Cellular and Molecular Biology


Finalist Names:
Nguyen, Brandon (School: Henry J. Kaiser High School)

In-vitro fertilization has been linked with a small but statistically significantly increased risk of mental retardation. With a such rapidly expanding field, that slight increased risk results in many children born through IVF possessing various genetic and phenotypic defects. The purpose of tracking ORC4 using fluorescent-lifetime imaging microscopy is to begin identifying a possible cause, stemming from the process by which polar bodies are extruded. ORC4 is part of the protein complex ORC, or origin recognition complex. The ORC consists of 6 protein subunits, and ORC4 is the fourth. ORC binds to the origin of replication in a dividing strand of DNA, initiating replication. During the process of female mammalian meiosis, a developing oocyte undergoes two meiotic divisions, halving its chromosome content twice, to a haploid state (n). The results of the meiotic divisions are one large oocyte, and two sets of extruded chromosomes, known as the polar bodies. Fluorescence lifetime imaging microscopy works off the difference in energy between a particle in its ground state and excited state. By exciting a molecule and allowing it to gradually lose energy, fluorescence is emitted.
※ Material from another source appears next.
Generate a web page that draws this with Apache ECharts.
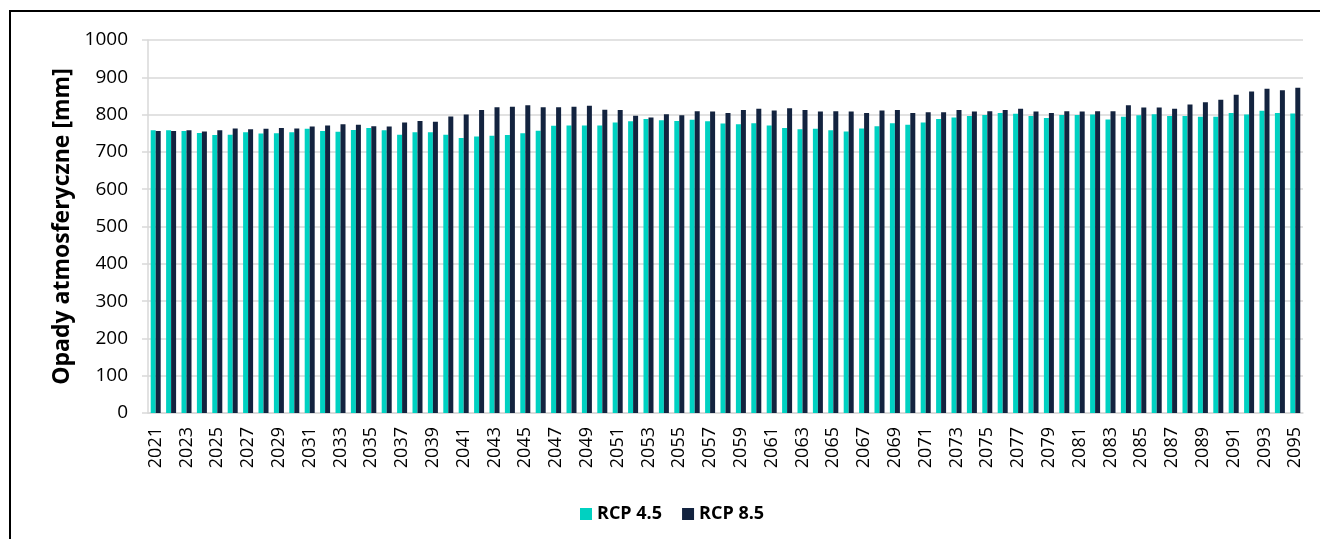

Live embryo protocols allowed for imaging of ORC4 movement and self-association, in which the ORC4 proteins bind to each other to form the polar body ‘cage’. The fluorescent molecules green fluorescent protein, or GFP, and fluorescein arsenical hairpin binder-ethanedithiol, or FlAsH-EDT2 were used in this experiment. The usage of the fluorescent molecules allowed for tagging and imaging of localized ORC4 proteins around the polar bodies during anaphase and G1 phase.